Very early on in Jawan, Vikram Rathore (Shah Rukh Khan), a bald-headed, middle-aged man, with a group of young women skilled in hacking, weapons handling, and crowd control, commits a daring act — they hijack a bustling metro station. Vikram maintains an unusual cheerfulness for a hijacker who has taken innocent people hostage and shot a woman in cold blood. His wit is laced with sarcasm and contemporary pop culture references, all while demanding a staggering ransom of over Rs 40,000 crore.

A special task force headed by Narmada Rai (Nayanthara) is tasked with negotiating with Vikram and securing the hostages' release. Initially, the idea of paying the ransom seems impossible. "Where will the government go for that kind of money?" everyone rightfully wonders.  

However, the metro train also holds a young teenage girl, who is the daughter of one of the biggest business tycoons in the country. And when this new information comes to light, things change. Suddenly, a Rs 40,000 crore ransom appears feasible. And Vikram takes this opportunity to discuss how bad loans worth thousands of crores get written off for rich businessmen, while farmers kill themselves over loans of a few thousand rupees. This is a familiar theme in Tamil cinema but feels novel in a Bollywood context.


While Bollywood has concerned itself largely with national security issues, socio-economic themes have often taken a back seat. The former provides a broader scope for action, chases, gunfights and exotic locations, elements that the latter may not offer as readily. And filmmakers like Shankar have cracked the code to blend escapist entertainment with issue-based storytelling. Atlee, a student of Shankar, is also a practitioner of this craft and has seen remarkable success in Tamil cinema. 

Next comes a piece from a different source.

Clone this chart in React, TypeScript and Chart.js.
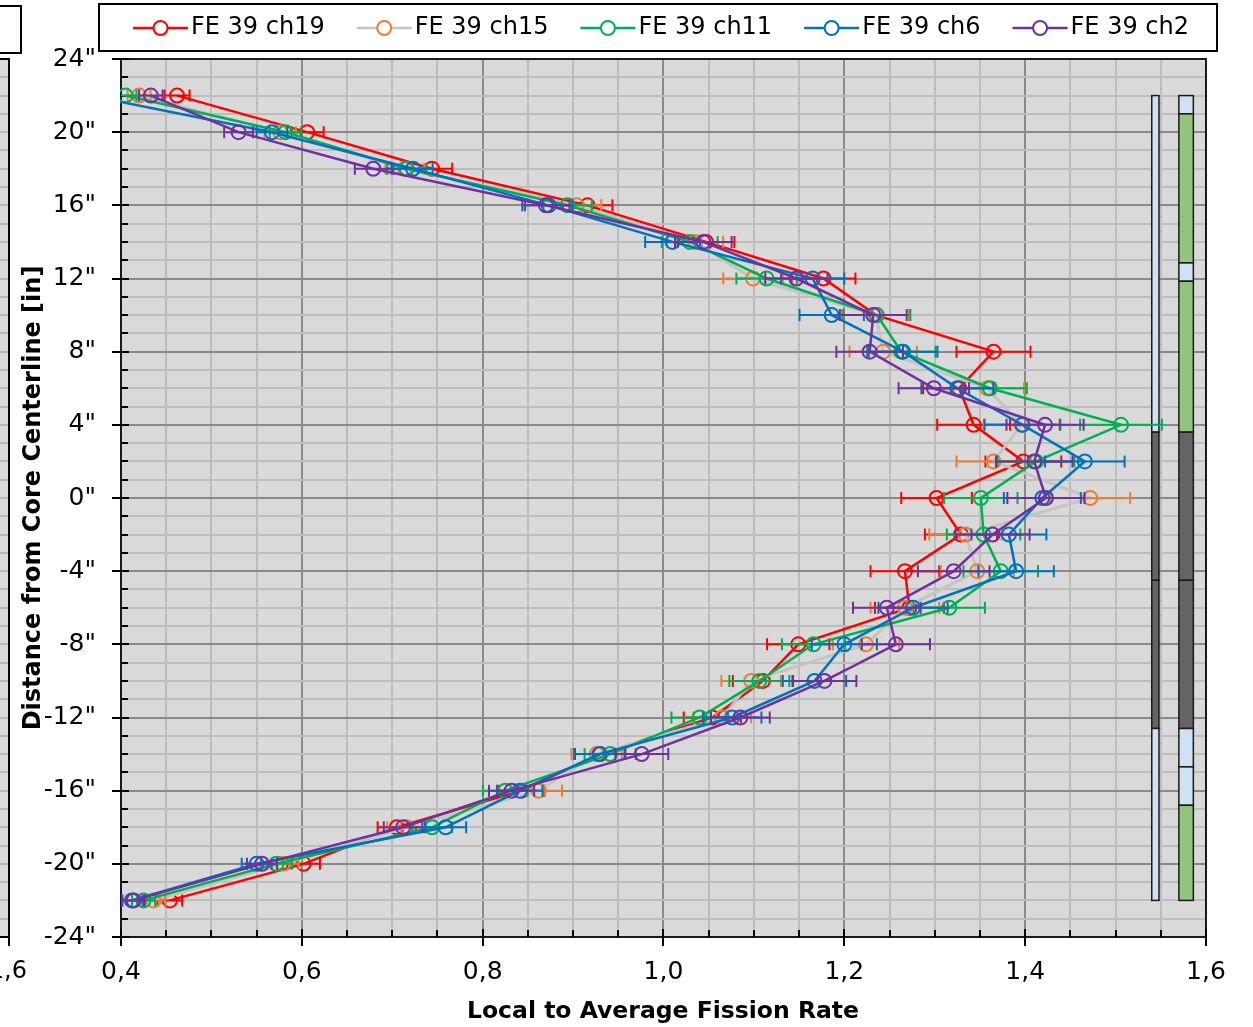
import React, { useEffect, useRef } from 'react';
import { Chart, registerables } from 'chart.js';

Chart.register(...registerables);

// ---- data ----
const positions = [22, 20, 18, 16, 14, 12, 10, 8, 6, 4, 2, 0, -2, -4, -6, -8, -10, -12, -14, -16, -18, -20, -22];
const ch19 = [0.462, 0.606, 0.744, 0.916, 1.047, 1.177, 1.235, 1.365, 1.327, 1.343, 1.398, 1.302, 1.329, 1.267, 1.272, 1.149, 1.110, 1.054, 0.930, 0.843, 0.705, 0.602, 0.454];
const ch15 = [0.420, 0.576, 0.714, 0.904, 1.035, 1.099, 1.235, 1.243, 1.358, 1.396, 1.365, 1.472, 1.334, 1.347, 1.267, 1.224, 1.097, 1.065, 0.926, 0.862, 0.716, 0.579, 0.436];
const ch11 = [0.405, 0.582, 0.716, 0.894, 1.029, 1.114, 1.236, 1.263, 1.361, 1.506, 1.412, 1.351, 1.354, 1.373, 1.316, 1.166, 1.106, 1.040, 0.941, 0.825, 0.744, 0.572, 0.425];
const ch6 = [0.365, 0.567, 0.723, 0.873, 1.010, 1.165, 1.186, 1.265, 1.325, 1.397, 1.466, 1.419, 1.382, 1.390, 1.276, 1.200, 1.167, 1.076, 0.929, 0.841, 0.759, 0.550, 0.412];
const ch2 = [0.433, 0.530, 0.679, 0.870, 1.044, 1.147, 1.232, 1.228, 1.299, 1.422, 1.410, 1.423, 1.364, 1.321, 1.247, 1.257, 1.178, 1.085, 0.976, 0.832, 0.712, 0.556, 0.414];
const seriesNames = ['FE 39 ch19', 'FE 39 ch15', 'FE 39 ch11', 'FE 39 ch6', 'FE 39 ch2'];
const seriesValues = [ch19, ch15, ch11, ch6, ch2];
const relativeUncertainty = 0.03;

// core component columns (x position, half width, segments from/to in inches)
const narrowColumnX = 1.544;
const narrowColumnHalf = 0.004;
const narrowFrom = [22, 3.6, -4.5, -12.6];
const narrowTo = [3.6, -4.5, -12.6, -22];
const narrowKind = ['refl', 'core', 'core', 'refl'];
const wideColumnX = 1.578;
const wideColumnHalf = 0.008;
const wideFrom = [22, 21, 12.85, 11.85, 3.6, -4.5, -12.6, -14.7, -16.8];
const wideTo = [21, 12.85, 11.85, 3.6, -4.5, -12.6, -14.7, -16.8, -22];
const wideKind = ['refl', 'fuel', 'refl', 'fuel', 'core', 'core', 'refl', 'refl', 'fuel'];

// ---- styles ----
const lineColors = ['#ff0000', '#c4c4c4', '#00b050', '#0070c0', '#7030a0'];
const markerColors = ['#ff0000', '#ed7d31', '#00b050', '#0070c0', '#7030a0'];
const kindColors: Record<string, string> = { refl: '#cfe1f3', fuel: '#93c47d', core: '#646464' };
const FONT = '"DejaVu Sans", Verdana, sans-serif';

const isMajorX = (v: number) => Math.round(v * 100) % 20 === 0;
const isMajorY = (v: number) => Math.round(v) % 4 === 0;

const decorPlugin = {
  id: 'decor',
  beforeDraw(chart: any) {
    const { ctx, chartArea: a } = chart;
    ctx.save();
    ctx.fillStyle = '#d9d9d9';
    ctx.fillRect(a.left, a.top, a.right - a.left, a.bottom - a.top);
    ctx.restore();
  },
  beforeDatasetsDraw(chart: any) {
    const { ctx, chartArea: a } = chart;
    const xs = chart.scales.x;
    const ys = chart.scales.y;
    ctx.save();
    // plot border
    ctx.strokeStyle = '#1a1a1a';
    ctx.lineWidth = 2;
    ctx.strokeRect(a.left, a.top, a.right - a.left, a.bottom - a.top);
    // tick marks
    ctx.strokeStyle = '#000';
    ctx.lineWidth = 2;
    ctx.beginPath();
    for (let v = -24; v <= 24; v++) {
      const py = Math.round(ys.getPixelForValue(v));
      if (isMajorY(v)) { ctx.moveTo(a.left - 9, py); ctx.lineTo(a.left + 8, py); }
      else { ctx.moveTo(a.left, py); ctx.lineTo(a.left + 7, py); }
    }
    for (let k = 8; k <= 32; k++) {
      const v = k * 0.05;
      const px = Math.round(xs.getPixelForValue(v));
      if (isMajorX(v)) { ctx.moveTo(px, a.bottom - 8); ctx.lineTo(px, a.bottom + 9); }
      else { ctx.moveTo(px, a.bottom - 7); ctx.lineTo(px, a.bottom); }
    }
    ctx.stroke();
    // component columns
    const drawColumn = (cx: number, half: number, from: number[], to: number[], kind: string[]) => {
      const x0 = xs.getPixelForValue(cx - half);
      const x1 = xs.getPixelForValue(cx + half);
      for (let i = 0; i < from.length; i++) {
        const y0 = ys.getPixelForValue(from[i]);
        const y1 = ys.getPixelForValue(to[i]);
        ctx.fillStyle = kindColors[kind[i]];
        ctx.fillRect(x0, y0, x1 - x0, y1 - y0);
        ctx.strokeStyle = '#1a1a1a';
        ctx.lineWidth = 1.5;
        ctx.strokeRect(x0, y0, x1 - x0, y1 - y0);
      }
    };
    drawColumn(narrowColumnX, narrowColumnHalf, narrowFrom, narrowTo, narrowKind);
    drawColumn(wideColumnX, wideColumnHalf, wideFrom, wideTo, wideKind);
    ctx.restore();
  },
  afterDatasetDraw(chart: any, args: any) {
    const i = args.index;
    const { ctx, chartArea: a } = chart;
    const xs = chart.scales.x;
    const ys = chart.scales.y;
    ctx.save();
    ctx.beginPath();
    ctx.rect(a.left, a.top, a.right - a.left, a.bottom - a.top);
    ctx.clip();
    ctx.strokeStyle = markerColors[i];
    ctx.lineWidth = 2;
    ctx.beginPath();
    seriesValues[i].forEach((v, j) => {
      const py = ys.getPixelForValue(positions[j]);
      const xl = xs.getPixelForValue(v * (1 - relativeUncertainty));
      const xr = xs.getPixelForValue(v * (1 + relativeUncertainty));
      ctx.moveTo(xl, py); ctx.lineTo(xr, py);
      ctx.moveTo(xl, py - 6); ctx.lineTo(xl, py + 6);
      ctx.moveTo(xr, py - 6); ctx.lineTo(xr, py + 6);
    });
    ctx.stroke();
    ctx.restore();
  },
  afterDraw(chart: any) {
    const { ctx, chartArea: a } = chart;
    const ys = chart.scales.y;
    ctx.save();
    // legend
    ctx.fillStyle = '#fff';
    ctx.fillRect(99, 4, 1118, 47);
    ctx.strokeStyle = '#000';
    ctx.lineWidth = 2;
    ctx.strokeRect(99, 4, 1118, 47);
    ctx.font = `24px ${FONT}`;
    const lineLen = 55, gap = 3, itemGap = 32;
    const widths = seriesNames.map((n) => ctx.measureText(n).width);
    const total = widths.reduce((s, w) => s + w + lineLen + gap, 0) + itemGap * (seriesNames.length - 1);
    let x = 661 - total / 2;
    const ly = 28;
    seriesNames.forEach((n, i) => {
      ctx.strokeStyle = lineColors[i];
      ctx.lineWidth = 2.5;
      ctx.beginPath(); ctx.moveTo(x, ly); ctx.lineTo(x + lineLen, ly); ctx.stroke();
      ctx.strokeStyle = markerColors[i];
      ctx.lineWidth = 2;
      ctx.beginPath(); ctx.arc(x + lineLen / 2, ly, 7, 0, Math.PI * 2); ctx.fillStyle = '#fff'; ctx.fill(); ctx.stroke();
      ctx.fillStyle = '#000';
      ctx.textAlign = 'left';
      ctx.textBaseline = 'middle';
      ctx.fillText(n, x + lineLen + gap, ly);
      x += lineLen + gap + widths[i] + itemGap;
    });
    // axis titles
    ctx.fillStyle = '#000';
    ctx.font = `bold 23.5px ${FONT}`;
    ctx.textAlign = 'center';
    ctx.textBaseline = 'middle';
    ctx.fillText('Local to Average Fission Rate', 663, 1012);
    ctx.save();
    ctx.translate(34, (a.top + a.bottom) / 2);
    ctx.rotate(-Math.PI / 2);
    ctx.font = `bold 24px ${FONT}`;
    ctx.fillText('Distance from Core Centerline [in]', 0, 0);
    ctx.restore();
    // fragment of neighbouring chart on the left
    ctx.fillStyle = '#d9d9d9';
    ctx.fillRect(0, a.top, 9, a.bottom - a.top);
    ctx.strokeStyle = '#b8b8b8';
    ctx.lineWidth = 2;
    ctx.beginPath();
    for (let v = -23; v <= 23; v++) {
      const py = Math.round(ys.getPixelForValue(v));
      ctx.moveTo(0, py); ctx.lineTo(9, py);
    }
    ctx.stroke();
    ctx.strokeStyle = '#000';
    ctx.beginPath();
    ctx.moveTo(0, a.top); ctx.lineTo(9, a.top); ctx.lineTo(9, a.bottom + 9);
    ctx.moveTo(0, a.bottom); ctx.lineTo(9, a.bottom);
    ctx.stroke();
    ctx.strokeRect(-2, 6, 23, 47);
    ctx.fillStyle = '#000';
    ctx.font = `24px ${FONT}`;
    ctx.textAlign = 'right';
    ctx.fillText('1,6', 27, 972);
    ctx.restore();
  },
};

export default function App() {
  const ref = useRef<HTMLCanvasElement>(null);
  useEffect(() => {
    document.body.style.margin = '0';
    const canvas = ref.current!;
    const datasets = seriesValues.map((vals, i) => ({
      label: seriesNames[i],
      data: vals.map((v, j) => ({ x: v, y: positions[j] })),
      showLine: true,
      borderColor: lineColors[i],
      borderWidth: i === 1 ? 3 : 2.5,
      pointStyle: 'circle',
      pointRadius: 7,
      pointBorderWidth: 2,
      pointBorderColor: markerColors[i],
      pointBackgroundColor: 'rgba(0,0,0,0)',
      backgroundColor: 'rgba(0,0,0,0)',
      order: seriesValues.length - 1 - i,
      clip: 1,
    }));
    const chart = new Chart(canvas, {
      type: 'scatter',
      data: { datasets },
      options: {
        responsive: false,
        animation: false,
        devicePixelRatio: 1,
        layout: { padding: { left: 0, top: 59, right: 47, bottom: 0 } },
        plugins: { legend: { display: false }, tooltip: { enabled: false } },
        scales: {
          x: {
            type: 'linear',
            position: 'bottom',
            min: 0.4,
            max: 1.6,
            afterFit: (s: any) => { s.height = 90; },
            ticks: {
              stepSize: 0.05,
              autoSkip: false,
              maxRotation: 0,
              minRotation: 0,
              padding: 20,
              color: '#000',
              font: { family: FONT, size: 25 },
              callback: (v: any) => (isMajorX(Number(v)) ? Number(v).toFixed(1).replace('.', ',') : ''),
            },
            grid: {
              drawTicks: false,
              lineWidth: 2,
              color: (c: any) => (isMajorX(c.tick.value) ? '#8a8a8a' : '#bdbdbd'),
            },
            border: { display: true, color: '#000', width: 2 },
          },
          y: {
            type: 'linear',
            position: 'left',
            min: -24,
            max: 24,
            afterFit: (s: any) => { s.width = 121; },
            ticks: {
              stepSize: 1,
              autoSkip: false,
              padding: 25,
              color: '#000',
              font: { family: FONT, size: 25 },
              callback: (v: any) => (isMajorY(Number(v)) ? `${Number(v)}"` : ''),
            },
            grid: {
              drawTicks: false,
              lineWidth: 2,
              color: (c: any) => (isMajorY(c.tick.value) ? '#8a8a8a' : '#bdbdbd'),
            },
            border: { display: true, color: '#000', width: 2 },
          },
        },
      },
      plugins: [decorPlugin],
    } as any);
    return () => chart.destroy();
  }, []);
  return <canvas ref={ref} width={1253} height={1027} style={{ display: 'block', width: 1253, height: 1027 }} />;
}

In Jawan, Atlee spices up the drama with a significant dose of patriotism and national security issues. It's quite dizzying to keep track of all sub-plots and story threads. So the best way to experience this movie is to enjoy what's happening on the screen at any given moment, without delving too deeply into subtext. This is not that kind of a movie. Everything is on the nose, subtlety is a rare commodity here. 

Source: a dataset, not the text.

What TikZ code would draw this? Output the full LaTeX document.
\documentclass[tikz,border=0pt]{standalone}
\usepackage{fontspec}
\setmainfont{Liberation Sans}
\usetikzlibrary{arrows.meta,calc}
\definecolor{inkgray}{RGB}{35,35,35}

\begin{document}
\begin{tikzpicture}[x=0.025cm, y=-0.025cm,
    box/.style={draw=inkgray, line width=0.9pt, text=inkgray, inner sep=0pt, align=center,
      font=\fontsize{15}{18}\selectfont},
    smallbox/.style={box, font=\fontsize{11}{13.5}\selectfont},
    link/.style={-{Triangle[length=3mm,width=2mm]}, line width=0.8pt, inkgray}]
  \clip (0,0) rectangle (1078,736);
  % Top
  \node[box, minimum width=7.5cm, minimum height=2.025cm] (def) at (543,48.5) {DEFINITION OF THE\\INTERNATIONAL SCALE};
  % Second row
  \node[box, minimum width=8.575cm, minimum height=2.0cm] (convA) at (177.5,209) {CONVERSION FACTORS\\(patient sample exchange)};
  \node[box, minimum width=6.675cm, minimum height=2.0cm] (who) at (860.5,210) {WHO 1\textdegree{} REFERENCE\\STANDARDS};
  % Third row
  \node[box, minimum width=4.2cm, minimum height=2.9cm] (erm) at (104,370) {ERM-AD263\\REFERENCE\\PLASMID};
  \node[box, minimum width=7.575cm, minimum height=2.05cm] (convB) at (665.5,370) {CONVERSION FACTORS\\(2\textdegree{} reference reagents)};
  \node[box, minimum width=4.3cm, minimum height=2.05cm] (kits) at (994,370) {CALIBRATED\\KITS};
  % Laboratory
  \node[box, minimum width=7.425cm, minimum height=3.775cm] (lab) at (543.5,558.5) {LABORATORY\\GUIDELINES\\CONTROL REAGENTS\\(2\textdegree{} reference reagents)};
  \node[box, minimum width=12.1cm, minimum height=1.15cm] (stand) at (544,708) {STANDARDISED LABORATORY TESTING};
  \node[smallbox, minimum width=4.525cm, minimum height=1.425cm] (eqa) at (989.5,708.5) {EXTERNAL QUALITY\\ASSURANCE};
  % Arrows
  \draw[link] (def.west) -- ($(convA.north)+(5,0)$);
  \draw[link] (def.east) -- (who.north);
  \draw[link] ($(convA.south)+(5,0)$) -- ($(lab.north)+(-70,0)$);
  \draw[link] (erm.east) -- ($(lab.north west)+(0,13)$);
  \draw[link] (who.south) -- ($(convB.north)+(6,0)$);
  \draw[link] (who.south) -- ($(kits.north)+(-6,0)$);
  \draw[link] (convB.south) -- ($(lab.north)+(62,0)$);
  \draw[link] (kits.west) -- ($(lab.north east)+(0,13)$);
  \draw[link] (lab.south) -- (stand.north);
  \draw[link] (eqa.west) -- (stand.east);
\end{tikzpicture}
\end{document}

However, there is one exception. The theatre exploded with whistles, cheers, and applause when SRK's Vikram tells Kaali Gaikwad (Vijay Sethupathi) to talk to him before laying hands on his son. The audience clearly grasped the subtext, connecting that dialogue to what happened in SRK's personal life. 

Jawan is an SRK show all the way and he shines more in his older look with a case of serious amnesia. The man has lost his memory, but not his swag. If this character is any indication, the chances are SRK is likely to become even more attractive in his later years.  

Shah Rukh Khan in Jawan.
Shah Rukh Khan in Jawan.

While Vijay Sethupathi plays a cold-hearted businessman, he is also a key source of comedy. And Deepika Padukone as Aishwarya was supposed to be a cameo appearance. But, she leaves a lasting mark on the narrative just with her elegant screen presence, combining fragility and strength. Nayanthara gets numerous stylish sequences complete with slow walks, gun-wielding, and trendy sunglasses.

Also, Jawan feels timely in the run-up to the election season. When was the last time you can remember a top Bollywood star talking directly to the audience and urging them to make informed choices during the democratic process? "Vote not based on religious, cultural, or caste considerations, but on real issues like employment and healthcare. Hold your politicians accountable!," an an approximation of what SRK says in that scene. 

And incidentally, SRK removes his make-up just before delivering his firey monologue. It is as if the superstar is breaking out of character to convey a heartfelt message to the audience.

To sum up SRK's role in the movie, he plays a star with a spine. (If you know, you know!)

The verdict: Although it seems like a regular routine potboiler, Jawan offers a breath of fresh air on several fronts.